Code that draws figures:
------------------------

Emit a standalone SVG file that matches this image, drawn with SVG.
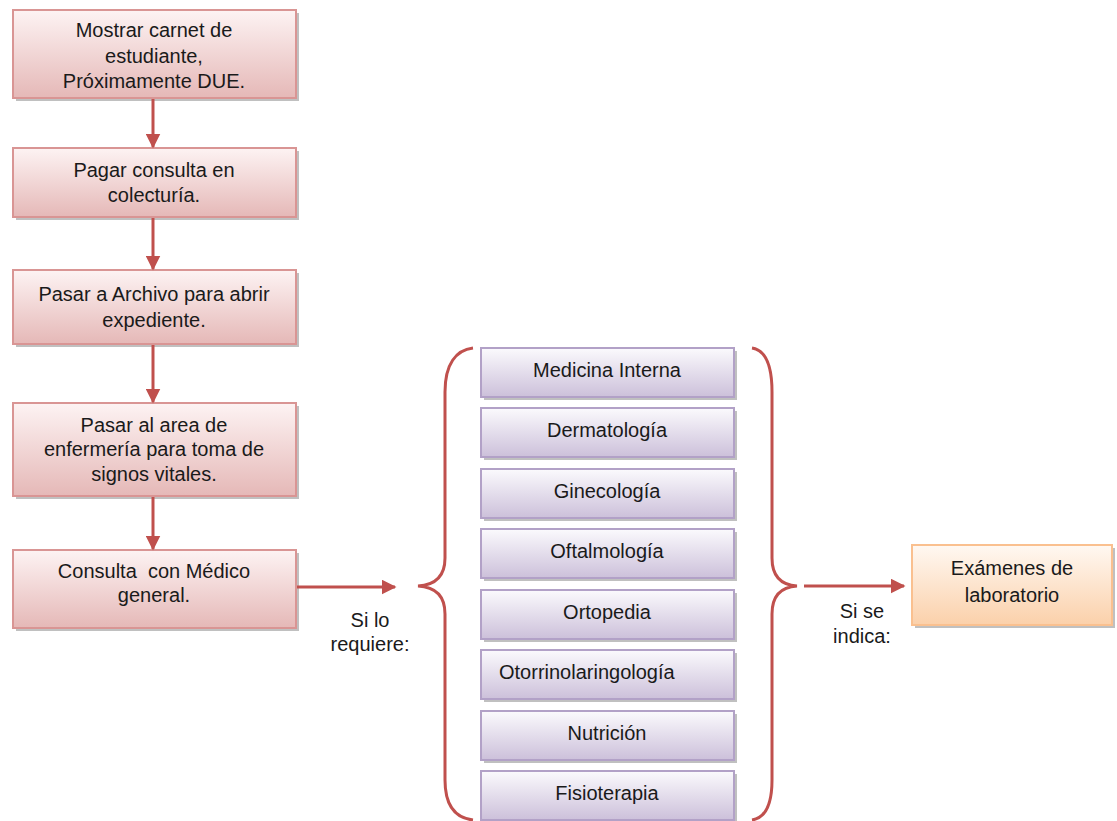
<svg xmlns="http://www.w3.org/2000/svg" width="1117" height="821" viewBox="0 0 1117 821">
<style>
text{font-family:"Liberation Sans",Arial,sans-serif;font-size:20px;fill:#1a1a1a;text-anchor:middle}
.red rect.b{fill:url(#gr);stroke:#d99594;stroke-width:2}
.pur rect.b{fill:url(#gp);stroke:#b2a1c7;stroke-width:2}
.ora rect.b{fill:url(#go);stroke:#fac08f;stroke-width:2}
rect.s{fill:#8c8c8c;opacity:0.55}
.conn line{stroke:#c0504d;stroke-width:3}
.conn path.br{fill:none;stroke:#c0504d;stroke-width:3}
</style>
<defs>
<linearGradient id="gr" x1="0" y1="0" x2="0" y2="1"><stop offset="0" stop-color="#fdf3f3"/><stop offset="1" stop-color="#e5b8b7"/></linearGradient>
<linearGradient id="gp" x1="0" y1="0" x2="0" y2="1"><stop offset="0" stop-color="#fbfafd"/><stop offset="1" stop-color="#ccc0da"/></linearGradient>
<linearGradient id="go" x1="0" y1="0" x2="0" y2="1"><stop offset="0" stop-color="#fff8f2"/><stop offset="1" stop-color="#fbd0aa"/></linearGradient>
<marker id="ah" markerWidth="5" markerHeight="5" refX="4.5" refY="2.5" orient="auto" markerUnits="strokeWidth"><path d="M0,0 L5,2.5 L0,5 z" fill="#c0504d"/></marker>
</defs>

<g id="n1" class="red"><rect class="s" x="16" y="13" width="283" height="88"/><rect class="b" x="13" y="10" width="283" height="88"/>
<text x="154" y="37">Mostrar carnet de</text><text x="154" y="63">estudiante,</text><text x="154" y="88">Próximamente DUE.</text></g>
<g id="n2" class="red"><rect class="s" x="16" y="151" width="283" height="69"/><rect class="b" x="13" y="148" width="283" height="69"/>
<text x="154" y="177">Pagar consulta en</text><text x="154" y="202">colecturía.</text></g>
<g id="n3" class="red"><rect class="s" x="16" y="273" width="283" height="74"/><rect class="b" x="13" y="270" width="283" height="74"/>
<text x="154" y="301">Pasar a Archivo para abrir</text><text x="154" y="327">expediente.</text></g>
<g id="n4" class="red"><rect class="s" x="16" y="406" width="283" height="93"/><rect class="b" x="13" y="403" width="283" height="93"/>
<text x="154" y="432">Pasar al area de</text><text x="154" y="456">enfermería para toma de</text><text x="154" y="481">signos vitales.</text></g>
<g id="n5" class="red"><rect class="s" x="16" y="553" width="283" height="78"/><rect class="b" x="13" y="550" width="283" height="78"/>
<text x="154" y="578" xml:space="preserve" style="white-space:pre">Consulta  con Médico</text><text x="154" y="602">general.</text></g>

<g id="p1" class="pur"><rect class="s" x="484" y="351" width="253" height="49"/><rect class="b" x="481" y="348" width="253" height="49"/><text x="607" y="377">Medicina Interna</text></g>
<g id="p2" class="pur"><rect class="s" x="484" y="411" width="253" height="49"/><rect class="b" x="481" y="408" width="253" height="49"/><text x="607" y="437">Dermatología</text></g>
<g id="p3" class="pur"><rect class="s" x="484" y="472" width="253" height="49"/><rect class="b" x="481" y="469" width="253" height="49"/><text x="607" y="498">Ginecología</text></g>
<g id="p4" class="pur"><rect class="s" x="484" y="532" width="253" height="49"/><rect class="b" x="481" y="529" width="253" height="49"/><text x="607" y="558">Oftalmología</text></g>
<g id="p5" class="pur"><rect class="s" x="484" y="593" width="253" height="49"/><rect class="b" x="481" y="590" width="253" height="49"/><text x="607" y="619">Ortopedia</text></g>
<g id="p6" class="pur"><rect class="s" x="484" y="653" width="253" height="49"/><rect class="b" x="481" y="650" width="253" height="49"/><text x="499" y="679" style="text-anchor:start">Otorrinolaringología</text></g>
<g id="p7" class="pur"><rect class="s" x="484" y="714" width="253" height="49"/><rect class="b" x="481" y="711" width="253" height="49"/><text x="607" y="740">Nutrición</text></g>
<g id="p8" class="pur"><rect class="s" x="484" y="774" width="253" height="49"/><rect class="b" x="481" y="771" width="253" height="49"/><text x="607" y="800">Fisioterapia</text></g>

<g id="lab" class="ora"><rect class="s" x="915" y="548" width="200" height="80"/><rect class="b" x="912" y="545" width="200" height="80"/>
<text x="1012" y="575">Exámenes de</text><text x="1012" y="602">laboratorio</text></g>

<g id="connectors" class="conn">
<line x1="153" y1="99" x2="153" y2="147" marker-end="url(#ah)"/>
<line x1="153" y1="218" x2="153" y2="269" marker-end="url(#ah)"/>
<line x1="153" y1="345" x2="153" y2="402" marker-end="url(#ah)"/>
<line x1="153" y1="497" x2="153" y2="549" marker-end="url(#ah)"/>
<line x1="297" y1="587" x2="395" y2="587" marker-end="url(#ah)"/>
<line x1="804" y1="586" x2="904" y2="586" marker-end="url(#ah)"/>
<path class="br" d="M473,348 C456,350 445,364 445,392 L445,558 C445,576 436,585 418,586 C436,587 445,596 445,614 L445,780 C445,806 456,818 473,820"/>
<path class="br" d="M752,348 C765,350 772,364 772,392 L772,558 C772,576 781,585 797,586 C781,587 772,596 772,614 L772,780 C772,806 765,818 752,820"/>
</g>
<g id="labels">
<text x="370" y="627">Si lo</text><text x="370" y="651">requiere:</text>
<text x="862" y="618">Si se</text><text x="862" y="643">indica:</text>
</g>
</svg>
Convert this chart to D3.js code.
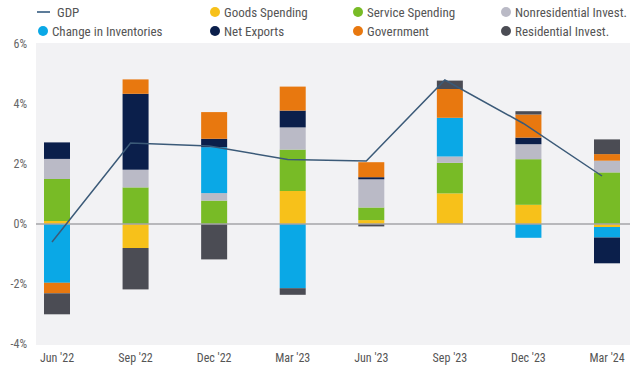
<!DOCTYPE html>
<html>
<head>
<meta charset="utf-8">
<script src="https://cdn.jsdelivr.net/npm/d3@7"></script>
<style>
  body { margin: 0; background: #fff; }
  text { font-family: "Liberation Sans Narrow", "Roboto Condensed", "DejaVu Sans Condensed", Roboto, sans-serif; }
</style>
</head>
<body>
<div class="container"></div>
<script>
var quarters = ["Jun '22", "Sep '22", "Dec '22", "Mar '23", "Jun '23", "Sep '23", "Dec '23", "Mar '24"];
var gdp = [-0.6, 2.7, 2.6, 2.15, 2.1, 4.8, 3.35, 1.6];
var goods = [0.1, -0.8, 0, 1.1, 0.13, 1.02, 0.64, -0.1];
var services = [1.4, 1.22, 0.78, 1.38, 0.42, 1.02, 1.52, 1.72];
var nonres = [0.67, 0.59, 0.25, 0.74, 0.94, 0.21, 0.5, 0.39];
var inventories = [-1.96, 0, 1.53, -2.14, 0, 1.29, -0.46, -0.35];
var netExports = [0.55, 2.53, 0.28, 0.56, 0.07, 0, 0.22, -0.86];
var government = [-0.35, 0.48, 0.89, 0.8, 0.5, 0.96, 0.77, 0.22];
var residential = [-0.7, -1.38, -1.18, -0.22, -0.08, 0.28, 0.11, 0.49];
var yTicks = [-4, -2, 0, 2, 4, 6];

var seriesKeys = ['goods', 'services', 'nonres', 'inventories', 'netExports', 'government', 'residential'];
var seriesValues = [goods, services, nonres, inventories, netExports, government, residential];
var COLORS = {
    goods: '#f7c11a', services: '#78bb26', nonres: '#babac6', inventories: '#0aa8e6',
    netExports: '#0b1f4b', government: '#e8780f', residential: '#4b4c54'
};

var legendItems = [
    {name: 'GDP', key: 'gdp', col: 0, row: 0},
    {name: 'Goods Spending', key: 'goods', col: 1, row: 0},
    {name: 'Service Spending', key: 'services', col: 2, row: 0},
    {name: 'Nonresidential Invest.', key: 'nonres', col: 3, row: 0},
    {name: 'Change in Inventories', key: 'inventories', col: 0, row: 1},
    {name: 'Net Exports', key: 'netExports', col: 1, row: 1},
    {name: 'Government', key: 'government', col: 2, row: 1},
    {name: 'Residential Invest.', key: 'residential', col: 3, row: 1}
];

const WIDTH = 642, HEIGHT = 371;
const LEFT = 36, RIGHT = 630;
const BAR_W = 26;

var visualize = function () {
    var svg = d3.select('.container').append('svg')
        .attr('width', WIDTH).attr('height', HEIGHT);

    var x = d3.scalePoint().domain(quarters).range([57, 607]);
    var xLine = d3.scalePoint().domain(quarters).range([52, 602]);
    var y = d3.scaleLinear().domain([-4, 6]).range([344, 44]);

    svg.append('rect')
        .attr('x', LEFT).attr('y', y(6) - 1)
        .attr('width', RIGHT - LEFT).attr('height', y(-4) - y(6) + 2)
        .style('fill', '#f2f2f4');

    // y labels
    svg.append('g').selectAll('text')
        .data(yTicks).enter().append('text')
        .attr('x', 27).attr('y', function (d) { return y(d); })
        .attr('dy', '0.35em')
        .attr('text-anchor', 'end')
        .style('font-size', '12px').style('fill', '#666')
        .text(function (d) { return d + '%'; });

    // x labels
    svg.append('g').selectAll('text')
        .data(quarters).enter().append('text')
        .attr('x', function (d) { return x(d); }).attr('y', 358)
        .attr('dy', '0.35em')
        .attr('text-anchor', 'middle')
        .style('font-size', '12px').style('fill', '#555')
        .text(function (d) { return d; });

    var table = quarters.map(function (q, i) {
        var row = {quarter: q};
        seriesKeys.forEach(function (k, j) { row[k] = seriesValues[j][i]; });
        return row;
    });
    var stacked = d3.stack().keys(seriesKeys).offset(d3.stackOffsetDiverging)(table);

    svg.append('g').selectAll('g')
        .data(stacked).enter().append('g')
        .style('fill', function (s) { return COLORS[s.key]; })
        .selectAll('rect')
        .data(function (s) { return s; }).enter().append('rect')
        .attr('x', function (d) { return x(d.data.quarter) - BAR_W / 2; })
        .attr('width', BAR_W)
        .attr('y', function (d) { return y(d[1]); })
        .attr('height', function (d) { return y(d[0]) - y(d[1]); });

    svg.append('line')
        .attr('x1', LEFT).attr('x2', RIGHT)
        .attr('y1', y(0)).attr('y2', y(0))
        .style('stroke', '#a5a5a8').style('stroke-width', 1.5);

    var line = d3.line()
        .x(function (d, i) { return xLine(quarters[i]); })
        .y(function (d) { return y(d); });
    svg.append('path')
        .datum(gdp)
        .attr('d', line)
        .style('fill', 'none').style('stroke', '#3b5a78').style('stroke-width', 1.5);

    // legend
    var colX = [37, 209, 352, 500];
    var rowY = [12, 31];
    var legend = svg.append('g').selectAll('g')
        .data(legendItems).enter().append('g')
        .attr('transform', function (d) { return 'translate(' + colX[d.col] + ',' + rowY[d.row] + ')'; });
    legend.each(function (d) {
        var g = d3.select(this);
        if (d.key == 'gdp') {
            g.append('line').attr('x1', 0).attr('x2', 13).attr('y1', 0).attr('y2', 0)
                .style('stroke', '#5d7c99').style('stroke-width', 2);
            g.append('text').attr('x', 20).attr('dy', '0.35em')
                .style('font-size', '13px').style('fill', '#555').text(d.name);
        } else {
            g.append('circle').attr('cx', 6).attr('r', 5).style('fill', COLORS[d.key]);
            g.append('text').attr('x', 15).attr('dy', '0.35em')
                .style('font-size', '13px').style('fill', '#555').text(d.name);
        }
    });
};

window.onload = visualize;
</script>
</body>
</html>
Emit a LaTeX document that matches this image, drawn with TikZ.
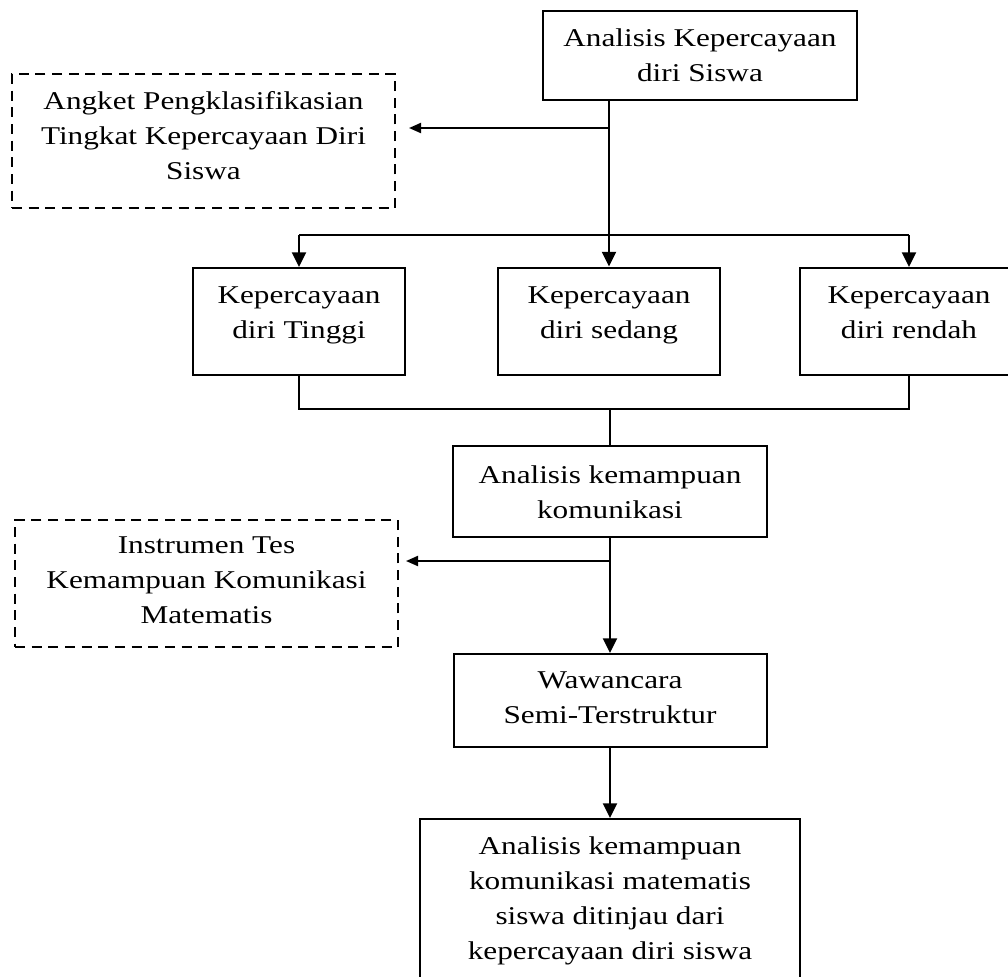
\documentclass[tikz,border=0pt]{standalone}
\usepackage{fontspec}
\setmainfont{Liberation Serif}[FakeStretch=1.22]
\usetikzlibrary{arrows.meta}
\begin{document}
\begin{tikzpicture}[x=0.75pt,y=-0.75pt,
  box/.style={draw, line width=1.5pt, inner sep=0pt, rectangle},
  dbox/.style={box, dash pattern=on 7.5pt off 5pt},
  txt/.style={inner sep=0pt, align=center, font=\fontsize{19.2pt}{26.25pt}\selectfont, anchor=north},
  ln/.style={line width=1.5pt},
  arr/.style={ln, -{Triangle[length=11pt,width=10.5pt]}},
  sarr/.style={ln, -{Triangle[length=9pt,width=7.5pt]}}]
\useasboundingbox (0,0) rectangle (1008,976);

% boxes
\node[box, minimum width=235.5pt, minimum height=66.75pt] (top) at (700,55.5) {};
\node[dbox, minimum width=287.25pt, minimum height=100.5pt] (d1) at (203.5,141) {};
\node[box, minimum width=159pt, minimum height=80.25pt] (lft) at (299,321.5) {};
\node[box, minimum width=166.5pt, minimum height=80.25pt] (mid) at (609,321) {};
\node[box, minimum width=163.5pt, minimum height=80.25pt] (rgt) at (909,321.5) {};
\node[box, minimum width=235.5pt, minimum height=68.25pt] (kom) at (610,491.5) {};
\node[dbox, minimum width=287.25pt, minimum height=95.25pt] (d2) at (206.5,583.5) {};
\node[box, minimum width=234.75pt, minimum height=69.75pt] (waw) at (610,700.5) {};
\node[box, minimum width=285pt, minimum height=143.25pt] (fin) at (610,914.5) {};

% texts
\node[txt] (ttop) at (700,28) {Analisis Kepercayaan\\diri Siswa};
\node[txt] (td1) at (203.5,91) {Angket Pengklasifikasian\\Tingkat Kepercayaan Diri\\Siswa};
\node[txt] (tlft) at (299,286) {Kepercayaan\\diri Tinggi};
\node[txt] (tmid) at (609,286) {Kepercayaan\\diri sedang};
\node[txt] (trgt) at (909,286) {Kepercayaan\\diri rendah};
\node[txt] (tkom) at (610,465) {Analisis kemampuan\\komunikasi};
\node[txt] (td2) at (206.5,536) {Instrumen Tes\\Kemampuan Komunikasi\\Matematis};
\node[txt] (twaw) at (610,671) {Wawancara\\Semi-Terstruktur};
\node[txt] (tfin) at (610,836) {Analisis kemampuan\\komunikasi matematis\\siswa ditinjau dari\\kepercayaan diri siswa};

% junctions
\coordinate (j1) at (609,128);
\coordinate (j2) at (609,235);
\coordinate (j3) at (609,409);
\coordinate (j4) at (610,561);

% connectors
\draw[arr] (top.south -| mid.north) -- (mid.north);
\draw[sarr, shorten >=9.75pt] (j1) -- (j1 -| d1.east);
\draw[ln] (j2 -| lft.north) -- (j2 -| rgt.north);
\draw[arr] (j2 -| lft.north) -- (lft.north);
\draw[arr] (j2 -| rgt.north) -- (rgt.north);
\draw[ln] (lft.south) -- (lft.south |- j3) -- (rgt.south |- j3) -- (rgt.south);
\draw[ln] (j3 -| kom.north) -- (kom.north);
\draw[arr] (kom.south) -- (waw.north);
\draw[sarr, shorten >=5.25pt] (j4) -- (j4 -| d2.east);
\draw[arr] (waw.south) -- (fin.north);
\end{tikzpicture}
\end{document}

------------------------

◆ Your task ◆
Copy, exactly as they stand, the lines from the one that holds "Convert this chart to D3.js code." to the one that holds "var yTicks = [-4, -2, 0, 2, 4, 6];", both included, and drop every picture.

◆ Task solution ◆
Convert this chart to D3.js code.
<!DOCTYPE html>
<html>
<head>
<meta charset="utf-8">
<script src="https://cdn.jsdelivr.net/npm/d3@7"></script>
<style>
  body { margin: 0; background: #fff; }
  text { font-family: "Liberation Sans Narrow", "Roboto Condensed", "DejaVu Sans Condensed", Roboto, sans-serif; }
</style>
</head>
<body>
<div class="container"></div>
<script>
var quarters = ["Jun '22", "Sep '22", "Dec '22", "Mar '23", "Jun '23", "Sep '23", "Dec '23", "Mar '24"];
var gdp = [-0.6, 2.7, 2.6, 2.15, 2.1, 4.8, 3.35, 1.6];
var goods = [0.1, -0.8, 0, 1.1, 0.13, 1.02, 0.64, -0.1];
var services = [1.4, 1.22, 0.78, 1.38, 0.42, 1.02, 1.52, 1.72];
var nonres = [0.67, 0.59, 0.25, 0.74, 0.94, 0.21, 0.5, 0.39];
var inventories = [-1.96, 0, 1.53, -2.14, 0, 1.29, -0.46, -0.35];
var netExports = [0.55, 2.53, 0.28, 0.56, 0.07, 0, 0.22, -0.86];
var government = [-0.35, 0.48, 0.89, 0.8, 0.5, 0.96, 0.77, 0.22];
var residential = [-0.7, -1.38, -1.18, -0.22, -0.08, 0.28, 0.11, 0.49];
var yTicks = [-4, -2, 0, 2, 4, 6];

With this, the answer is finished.